When it comes to breakfast, I admire the attitude of the pioneers. What was good for breakfast was good for supper and vice versa. When lunch was the largest meal of the day, supper and breakfast were interchangeable. For instance, leftover porridge for breakfast became slabs of porridge fried up for supper. Leftover pork and beans for supper became a breakfast of fried eggs and beans. Pancakes were just as welcome at breakfast as supper. And supper’s uneaten pound cake or bread pudding or apple pie was fair game for breakfast. In fact, I read that eating apple pie directly from the pie plate while standing at the counter in pyjamas cancels all calories. Or did I write that?
The truth is, I find breakfast too early for cooking. I’m not a fan of toast, perhaps because and why I don’t own a toaster. I prefer my eggs and bacon later in the day. And cereal leaves me cold.

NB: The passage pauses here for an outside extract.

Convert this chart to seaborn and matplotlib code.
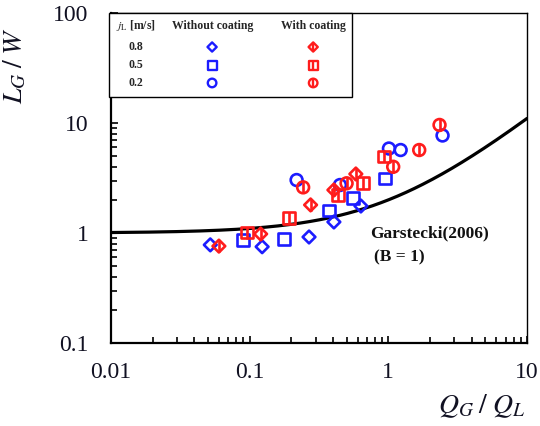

My breakfast of choice is muesli. Homemade muesli with yogurt and fresh or dried fruit. I make a batch of muesli while fully awake in quantities that satisfy several weeks of sleepy mornings. Just add yogurt and stir. Sometimes I add dried fruit to the mix. Sometimes I add fresh berries at the time of eating. Sometimes I do both. No two batches of my homemade muesli are exactly the same, but same enough to satisfy my requirement that breakfast be a simple, uncluttered, uncomplicated routine. Best of all, a bowl of muesli makes a light and healthy supper, and a handful is good snacking any time of day.
If I’m feeling uncharacteristically perky, I might eat my morning muesli in a martini glass, layering it with the yogurt and making a pretty picture of the fruit. And that’s as fancy as I plan to get with breakfast.
My morning muesli
The general proportion is 1/2 cup nuts and seeds to 1 cup oats. If you avoid nuts, add more seeds. Sometimes I use coconut or chocolate chips if they are left over from baking something else.
- 3 c. rolled oats (old fashioned or quick)
- 3/4 c. nuts (such as slivered almonds and/or chopped walnuts) 3/4 c. seeds (such as pumpkin, hemp and sunflower)
- 3 tbsp. liquid honey
- 3 tbsp. vegetable oil
- 3/4 c. dried fruit (optional)
Stir together the oats, nuts and seeds. In another bowl, mix the honey and oil. Stir well. Pour onto the oats and mix thoroughly. Spread oats onto a big cookie sheet. Bake at 200 F for two hours, stirring every half hour for even cooking. Cool. If using dried fruit, add it now. Store in an airtight container.